Google has appealed to France’s highest court after the country’s internet censor ordered it to delete some of its search results globally.In 2015, the Commission on Informatics and Liberty (CNIL) said Google should respect French right to be forgotten rulings worldwide. Companies offering services to European citizens must comply with the ruling, even if their websites are not hosted in Europe.
But Google said the ruling could lead to abuse by less open and democratic countries. The company is now appealing against a 100,000-euro (£76,000) CNIL fine. Google says results can end up removed even when those links point to truthful and lawfully published information like newspaper articles or official government websites .
Google currently blocks all right to be forgotten content from all searches for users with a European IP address. Viewers from outside the EU and Europeans using non European proxies or VPNs can still access that links censored in Europe.
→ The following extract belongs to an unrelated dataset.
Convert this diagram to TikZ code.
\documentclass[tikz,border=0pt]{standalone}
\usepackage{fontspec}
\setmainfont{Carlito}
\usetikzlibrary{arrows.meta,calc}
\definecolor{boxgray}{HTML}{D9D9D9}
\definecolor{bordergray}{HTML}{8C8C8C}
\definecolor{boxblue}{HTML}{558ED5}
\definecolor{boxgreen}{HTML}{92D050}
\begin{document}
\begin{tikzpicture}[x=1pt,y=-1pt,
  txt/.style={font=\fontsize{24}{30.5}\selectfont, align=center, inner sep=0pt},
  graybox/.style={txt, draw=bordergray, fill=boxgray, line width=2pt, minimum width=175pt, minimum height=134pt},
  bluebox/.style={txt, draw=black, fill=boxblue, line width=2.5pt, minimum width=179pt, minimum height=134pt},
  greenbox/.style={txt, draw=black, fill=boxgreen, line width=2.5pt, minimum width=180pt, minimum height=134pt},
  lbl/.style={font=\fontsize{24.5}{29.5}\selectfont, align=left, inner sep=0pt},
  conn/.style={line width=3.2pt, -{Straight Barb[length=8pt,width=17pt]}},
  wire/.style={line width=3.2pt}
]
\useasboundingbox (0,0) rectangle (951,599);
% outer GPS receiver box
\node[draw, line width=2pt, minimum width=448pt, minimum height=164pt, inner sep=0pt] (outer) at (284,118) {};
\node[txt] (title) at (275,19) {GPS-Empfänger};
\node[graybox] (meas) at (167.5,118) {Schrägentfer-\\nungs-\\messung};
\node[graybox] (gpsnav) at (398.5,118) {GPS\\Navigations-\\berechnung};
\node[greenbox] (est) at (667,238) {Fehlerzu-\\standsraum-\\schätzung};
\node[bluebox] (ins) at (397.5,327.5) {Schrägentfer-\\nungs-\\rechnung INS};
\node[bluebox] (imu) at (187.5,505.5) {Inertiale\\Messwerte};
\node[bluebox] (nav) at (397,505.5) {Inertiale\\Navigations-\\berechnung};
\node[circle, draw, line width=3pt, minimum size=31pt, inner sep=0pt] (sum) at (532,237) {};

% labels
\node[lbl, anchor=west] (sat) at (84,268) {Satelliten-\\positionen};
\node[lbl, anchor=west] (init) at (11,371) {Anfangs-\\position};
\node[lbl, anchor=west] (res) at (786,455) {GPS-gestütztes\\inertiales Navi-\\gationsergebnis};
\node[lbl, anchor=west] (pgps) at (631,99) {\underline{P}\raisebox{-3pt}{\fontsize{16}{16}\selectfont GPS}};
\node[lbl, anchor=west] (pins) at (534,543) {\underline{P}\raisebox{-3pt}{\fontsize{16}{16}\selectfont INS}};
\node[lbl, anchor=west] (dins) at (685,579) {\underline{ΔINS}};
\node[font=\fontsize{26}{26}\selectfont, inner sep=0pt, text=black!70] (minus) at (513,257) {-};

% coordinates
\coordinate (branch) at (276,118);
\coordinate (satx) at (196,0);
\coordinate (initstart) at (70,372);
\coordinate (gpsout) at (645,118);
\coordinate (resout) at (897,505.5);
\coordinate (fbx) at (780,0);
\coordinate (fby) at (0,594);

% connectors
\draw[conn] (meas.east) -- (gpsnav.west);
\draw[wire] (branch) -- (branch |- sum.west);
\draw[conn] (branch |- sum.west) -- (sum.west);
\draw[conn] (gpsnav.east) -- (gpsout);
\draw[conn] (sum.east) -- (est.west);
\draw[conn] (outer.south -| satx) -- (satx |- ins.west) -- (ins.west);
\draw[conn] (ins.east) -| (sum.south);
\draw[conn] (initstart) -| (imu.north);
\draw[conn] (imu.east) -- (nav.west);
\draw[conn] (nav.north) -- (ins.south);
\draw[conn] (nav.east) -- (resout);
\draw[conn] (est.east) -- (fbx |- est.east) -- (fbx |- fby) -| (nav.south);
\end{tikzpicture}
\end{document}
Google argues that a French authority such as the CNIL should not impose measures outside of the nation’s borders . Kent Walker, the company’s general counsel said:
For hundreds of years, it has been an accepted rule of law that one country should not have the right to impose its rules on the citizens of other countries,
In an open letter published in French newspaper Le Monde, Google said it had already received requests from countries to block content worldwide that was illegal locally. The letter said:
If French law applies globally, how long will it be until other countries – perhaps less open and democratic – start demanding that their laws regulating information likewise have global reach?
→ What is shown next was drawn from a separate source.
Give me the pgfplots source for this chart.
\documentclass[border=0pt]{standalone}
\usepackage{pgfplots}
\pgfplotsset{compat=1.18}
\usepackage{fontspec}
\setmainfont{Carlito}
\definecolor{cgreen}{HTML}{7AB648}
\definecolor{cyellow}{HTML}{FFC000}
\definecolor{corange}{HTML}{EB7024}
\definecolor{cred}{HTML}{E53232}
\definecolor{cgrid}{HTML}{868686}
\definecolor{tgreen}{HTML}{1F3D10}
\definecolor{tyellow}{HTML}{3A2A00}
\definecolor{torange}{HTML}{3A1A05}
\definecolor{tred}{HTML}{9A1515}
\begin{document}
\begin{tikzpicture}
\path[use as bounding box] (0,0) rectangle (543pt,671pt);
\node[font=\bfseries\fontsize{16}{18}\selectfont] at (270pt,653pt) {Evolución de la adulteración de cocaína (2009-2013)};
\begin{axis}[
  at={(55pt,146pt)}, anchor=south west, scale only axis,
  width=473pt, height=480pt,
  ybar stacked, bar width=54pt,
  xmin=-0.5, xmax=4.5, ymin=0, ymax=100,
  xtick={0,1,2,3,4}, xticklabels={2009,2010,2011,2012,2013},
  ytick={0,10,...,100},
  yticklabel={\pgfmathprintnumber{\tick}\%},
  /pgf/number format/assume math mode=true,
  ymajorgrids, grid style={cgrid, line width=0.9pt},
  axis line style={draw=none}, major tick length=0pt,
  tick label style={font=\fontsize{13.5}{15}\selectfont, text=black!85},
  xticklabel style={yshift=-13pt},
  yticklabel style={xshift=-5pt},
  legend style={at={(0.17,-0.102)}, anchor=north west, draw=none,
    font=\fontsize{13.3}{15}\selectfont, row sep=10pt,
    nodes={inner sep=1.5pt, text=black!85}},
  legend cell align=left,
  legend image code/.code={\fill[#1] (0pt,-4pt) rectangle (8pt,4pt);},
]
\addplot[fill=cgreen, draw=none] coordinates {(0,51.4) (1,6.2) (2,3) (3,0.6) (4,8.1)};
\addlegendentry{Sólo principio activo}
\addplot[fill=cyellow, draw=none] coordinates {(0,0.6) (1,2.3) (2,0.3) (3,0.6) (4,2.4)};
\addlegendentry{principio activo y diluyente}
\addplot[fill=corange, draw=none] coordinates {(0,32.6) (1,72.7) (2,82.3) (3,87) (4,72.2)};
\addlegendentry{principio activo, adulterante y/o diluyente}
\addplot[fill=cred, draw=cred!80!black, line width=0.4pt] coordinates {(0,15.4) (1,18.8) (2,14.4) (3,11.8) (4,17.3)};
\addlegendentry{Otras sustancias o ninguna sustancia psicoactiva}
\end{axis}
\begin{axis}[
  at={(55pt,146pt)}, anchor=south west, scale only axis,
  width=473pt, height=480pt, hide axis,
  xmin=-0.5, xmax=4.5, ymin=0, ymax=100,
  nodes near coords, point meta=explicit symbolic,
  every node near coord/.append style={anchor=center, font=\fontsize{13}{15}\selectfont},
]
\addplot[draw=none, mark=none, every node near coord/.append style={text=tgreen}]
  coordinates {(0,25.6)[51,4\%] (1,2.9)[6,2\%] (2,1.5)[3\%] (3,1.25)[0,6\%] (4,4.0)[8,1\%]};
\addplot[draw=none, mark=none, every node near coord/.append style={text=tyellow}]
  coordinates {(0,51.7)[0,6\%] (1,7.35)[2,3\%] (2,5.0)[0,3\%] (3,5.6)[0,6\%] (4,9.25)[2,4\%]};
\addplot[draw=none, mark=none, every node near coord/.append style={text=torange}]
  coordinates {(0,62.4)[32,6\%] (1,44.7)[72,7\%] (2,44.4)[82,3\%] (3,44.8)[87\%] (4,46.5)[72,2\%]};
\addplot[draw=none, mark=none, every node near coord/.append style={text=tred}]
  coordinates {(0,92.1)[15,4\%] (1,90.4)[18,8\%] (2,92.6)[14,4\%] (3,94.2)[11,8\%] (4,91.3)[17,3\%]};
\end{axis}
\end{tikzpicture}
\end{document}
This order could lead to a global race to the bottom, harming access to information that is perfectly lawful to view in one’s own country.
This is not just a hypothetical concern. We have received demands from governments to remove content globally on various grounds.
We have resisted, even if that has sometimes led to the blocking of our services.
According to AFP, Google expects the Council of State, France’s highest court, will take at least a year to review its appeal.